DESCRIPTION OF THE TASK
From the first line of the data down to and including the line with "peak_trend_end = [0.0078, 0.0215, 0.0215, 0.039]", copy everything exactly, leaving out pictures.

DATA SECTION

Begin

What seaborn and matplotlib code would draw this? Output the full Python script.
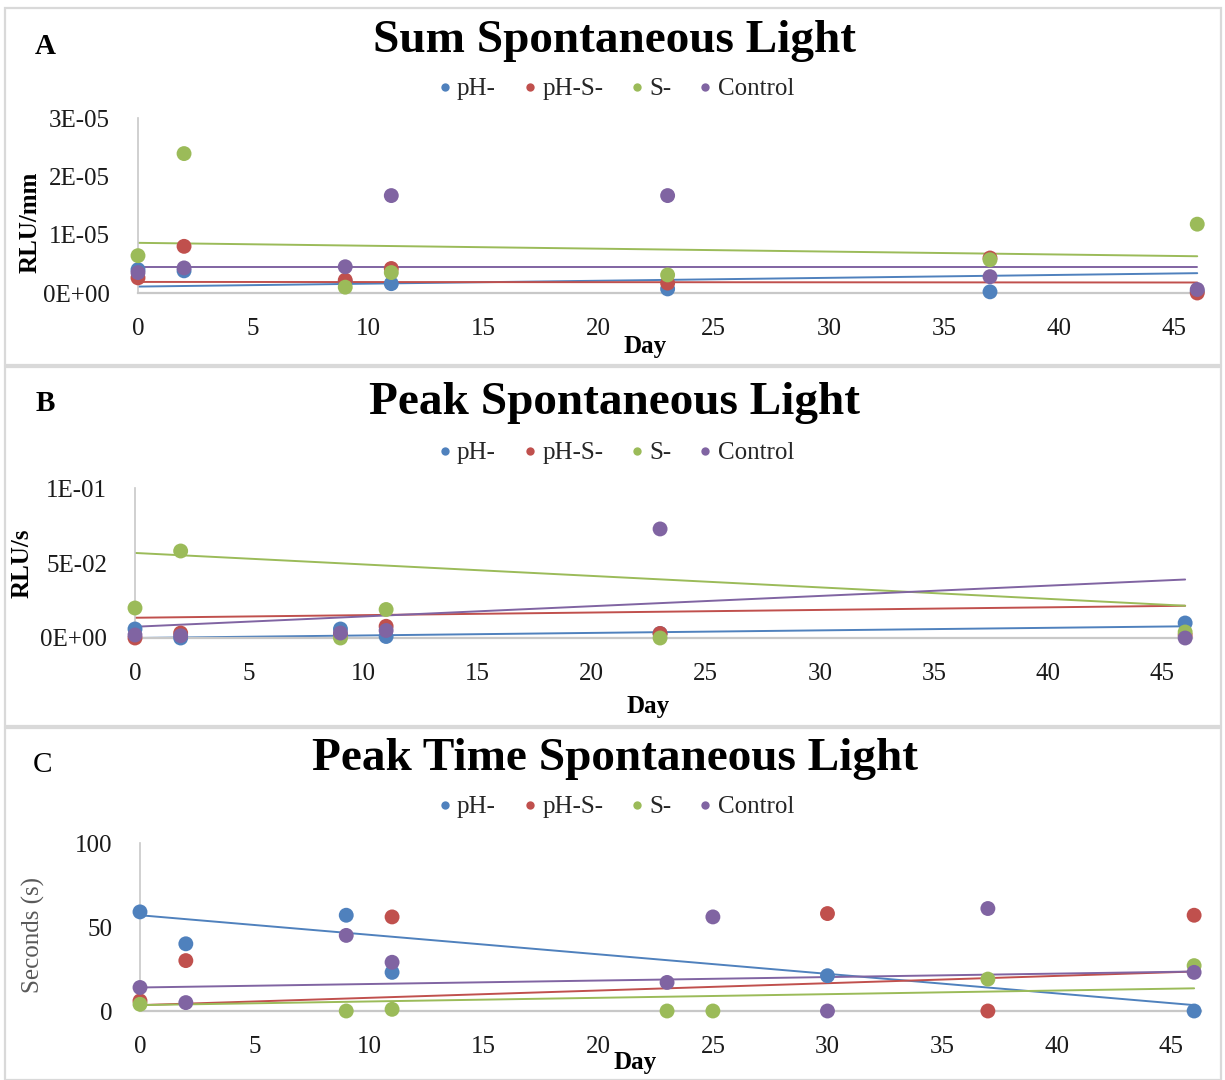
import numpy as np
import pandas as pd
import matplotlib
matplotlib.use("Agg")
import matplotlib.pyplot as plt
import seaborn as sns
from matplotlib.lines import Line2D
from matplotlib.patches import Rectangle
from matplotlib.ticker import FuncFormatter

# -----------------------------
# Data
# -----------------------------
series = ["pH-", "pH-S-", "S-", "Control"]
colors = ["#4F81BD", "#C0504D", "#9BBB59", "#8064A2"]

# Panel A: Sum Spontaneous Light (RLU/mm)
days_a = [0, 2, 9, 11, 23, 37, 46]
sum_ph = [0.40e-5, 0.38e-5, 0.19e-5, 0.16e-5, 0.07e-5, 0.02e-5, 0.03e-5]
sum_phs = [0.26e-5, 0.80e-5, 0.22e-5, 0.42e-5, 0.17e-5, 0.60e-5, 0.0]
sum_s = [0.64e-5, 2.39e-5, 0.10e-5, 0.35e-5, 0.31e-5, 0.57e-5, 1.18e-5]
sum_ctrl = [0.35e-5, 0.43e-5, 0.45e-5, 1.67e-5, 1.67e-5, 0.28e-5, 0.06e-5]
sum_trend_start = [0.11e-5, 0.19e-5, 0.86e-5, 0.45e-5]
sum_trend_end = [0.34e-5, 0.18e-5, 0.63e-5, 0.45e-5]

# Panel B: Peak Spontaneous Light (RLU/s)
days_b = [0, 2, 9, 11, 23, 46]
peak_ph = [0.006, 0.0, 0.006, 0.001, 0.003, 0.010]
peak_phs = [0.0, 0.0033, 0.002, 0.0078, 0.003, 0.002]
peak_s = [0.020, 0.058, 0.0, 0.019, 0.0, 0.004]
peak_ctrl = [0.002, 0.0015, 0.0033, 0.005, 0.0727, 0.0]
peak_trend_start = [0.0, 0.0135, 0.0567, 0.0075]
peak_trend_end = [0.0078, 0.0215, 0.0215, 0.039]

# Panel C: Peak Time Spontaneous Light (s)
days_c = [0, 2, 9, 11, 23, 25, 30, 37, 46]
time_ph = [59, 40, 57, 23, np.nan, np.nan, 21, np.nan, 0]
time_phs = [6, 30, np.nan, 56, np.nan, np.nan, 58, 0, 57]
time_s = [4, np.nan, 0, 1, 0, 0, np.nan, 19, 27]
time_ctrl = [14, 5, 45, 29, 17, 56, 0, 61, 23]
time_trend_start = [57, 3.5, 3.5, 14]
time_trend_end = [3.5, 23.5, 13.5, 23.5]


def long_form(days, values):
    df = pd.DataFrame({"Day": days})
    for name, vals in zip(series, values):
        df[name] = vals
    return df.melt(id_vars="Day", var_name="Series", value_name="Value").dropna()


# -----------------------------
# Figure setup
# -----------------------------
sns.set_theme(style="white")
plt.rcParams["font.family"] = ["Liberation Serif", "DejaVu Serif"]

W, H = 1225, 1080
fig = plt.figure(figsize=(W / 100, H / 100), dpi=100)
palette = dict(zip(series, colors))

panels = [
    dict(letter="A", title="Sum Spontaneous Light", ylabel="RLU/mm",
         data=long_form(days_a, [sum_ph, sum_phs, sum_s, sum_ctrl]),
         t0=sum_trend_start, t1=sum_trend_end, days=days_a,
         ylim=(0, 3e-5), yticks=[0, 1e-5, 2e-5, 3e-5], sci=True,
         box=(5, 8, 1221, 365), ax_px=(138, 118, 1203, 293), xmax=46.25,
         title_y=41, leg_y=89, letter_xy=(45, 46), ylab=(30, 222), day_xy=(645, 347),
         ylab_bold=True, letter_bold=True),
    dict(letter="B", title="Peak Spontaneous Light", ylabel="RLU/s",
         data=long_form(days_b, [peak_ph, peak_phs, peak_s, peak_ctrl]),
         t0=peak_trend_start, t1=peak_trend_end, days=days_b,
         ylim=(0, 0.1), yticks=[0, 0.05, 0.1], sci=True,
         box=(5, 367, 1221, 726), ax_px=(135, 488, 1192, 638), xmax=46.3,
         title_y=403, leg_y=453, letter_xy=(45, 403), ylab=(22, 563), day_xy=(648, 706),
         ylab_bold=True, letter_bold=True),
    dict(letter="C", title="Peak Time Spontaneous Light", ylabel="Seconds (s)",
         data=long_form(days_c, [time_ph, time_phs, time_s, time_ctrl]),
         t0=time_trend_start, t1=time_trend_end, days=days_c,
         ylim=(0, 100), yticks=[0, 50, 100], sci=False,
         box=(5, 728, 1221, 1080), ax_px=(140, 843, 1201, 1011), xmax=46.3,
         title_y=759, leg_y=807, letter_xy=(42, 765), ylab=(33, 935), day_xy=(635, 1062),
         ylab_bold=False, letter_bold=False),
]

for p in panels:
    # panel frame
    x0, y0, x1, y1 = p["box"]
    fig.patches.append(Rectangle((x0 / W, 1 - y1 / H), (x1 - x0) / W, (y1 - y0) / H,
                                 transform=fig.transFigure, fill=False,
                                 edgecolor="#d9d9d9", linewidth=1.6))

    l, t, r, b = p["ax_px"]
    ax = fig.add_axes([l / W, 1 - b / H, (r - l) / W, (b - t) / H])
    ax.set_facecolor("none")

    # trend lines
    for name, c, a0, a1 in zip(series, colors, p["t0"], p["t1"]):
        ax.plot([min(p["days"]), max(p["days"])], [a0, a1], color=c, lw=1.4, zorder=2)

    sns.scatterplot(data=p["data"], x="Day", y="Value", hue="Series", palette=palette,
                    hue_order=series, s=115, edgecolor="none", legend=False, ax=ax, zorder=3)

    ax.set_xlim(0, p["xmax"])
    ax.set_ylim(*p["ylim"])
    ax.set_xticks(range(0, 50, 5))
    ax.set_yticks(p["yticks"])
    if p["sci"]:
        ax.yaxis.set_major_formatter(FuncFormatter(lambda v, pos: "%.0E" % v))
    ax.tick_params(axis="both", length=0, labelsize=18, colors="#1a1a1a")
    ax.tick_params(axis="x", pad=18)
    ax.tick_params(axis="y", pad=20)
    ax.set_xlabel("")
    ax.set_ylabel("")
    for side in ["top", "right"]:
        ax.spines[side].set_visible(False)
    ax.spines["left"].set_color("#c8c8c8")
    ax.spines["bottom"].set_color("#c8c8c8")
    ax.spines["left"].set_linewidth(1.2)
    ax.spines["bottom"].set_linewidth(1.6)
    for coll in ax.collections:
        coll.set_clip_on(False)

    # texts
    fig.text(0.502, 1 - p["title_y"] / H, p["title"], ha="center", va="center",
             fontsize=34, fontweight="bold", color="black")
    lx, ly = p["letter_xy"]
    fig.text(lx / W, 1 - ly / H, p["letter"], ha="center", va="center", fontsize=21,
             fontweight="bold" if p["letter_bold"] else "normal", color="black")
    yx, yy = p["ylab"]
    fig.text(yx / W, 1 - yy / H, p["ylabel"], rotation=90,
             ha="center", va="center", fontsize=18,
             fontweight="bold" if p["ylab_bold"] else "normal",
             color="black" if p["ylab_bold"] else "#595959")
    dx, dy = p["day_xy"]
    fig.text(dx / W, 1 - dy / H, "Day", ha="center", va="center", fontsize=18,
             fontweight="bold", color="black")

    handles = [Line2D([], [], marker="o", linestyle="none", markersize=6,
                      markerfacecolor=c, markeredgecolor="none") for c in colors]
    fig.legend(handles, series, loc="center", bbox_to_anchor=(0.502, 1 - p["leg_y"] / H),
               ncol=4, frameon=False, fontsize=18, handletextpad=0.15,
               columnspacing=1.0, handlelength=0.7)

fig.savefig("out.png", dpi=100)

End

RESULT FOR THIS EXERCISE
What seaborn and matplotlib code would draw this? Output the full Python script.
import numpy as np
import pandas as pd
import matplotlib
matplotlib.use("Agg")
import matplotlib.pyplot as plt
import seaborn as sns
from matplotlib.lines import Line2D
from matplotlib.patches import Rectangle
from matplotlib.ticker import FuncFormatter

# -----------------------------
# Data
# -----------------------------
series = ["pH-", "pH-S-", "S-", "Control"]
colors = ["#4F81BD", "#C0504D", "#9BBB59", "#8064A2"]

# Panel A: Sum Spontaneous Light (RLU/mm)
days_a = [0, 2, 9, 11, 23, 37, 46]
sum_ph = [0.40e-5, 0.38e-5, 0.19e-5, 0.16e-5, 0.07e-5, 0.02e-5, 0.03e-5]
sum_phs = [0.26e-5, 0.80e-5, 0.22e-5, 0.42e-5, 0.17e-5, 0.60e-5, 0.0]
sum_s = [0.64e-5, 2.39e-5, 0.10e-5, 0.35e-5, 0.31e-5, 0.57e-5, 1.18e-5]
sum_ctrl = [0.35e-5, 0.43e-5, 0.45e-5, 1.67e-5, 1.67e-5, 0.28e-5, 0.06e-5]
sum_trend_start = [0.11e-5, 0.19e-5, 0.86e-5, 0.45e-5]
sum_trend_end = [0.34e-5, 0.18e-5, 0.63e-5, 0.45e-5]

# Panel B: Peak Spontaneous Light (RLU/s)
days_b = [0, 2, 9, 11, 23, 46]
peak_ph = [0.006, 0.0, 0.006, 0.001, 0.003, 0.010]
peak_phs = [0.0, 0.0033, 0.002, 0.0078, 0.003, 0.002]
peak_s = [0.020, 0.058, 0.0, 0.019, 0.0, 0.004]
peak_ctrl = [0.002, 0.0015, 0.0033, 0.005, 0.0727, 0.0]
peak_trend_start = [0.0, 0.0135, 0.0567, 0.0075]
peak_trend_end = [0.0078, 0.0215, 0.0215, 0.039]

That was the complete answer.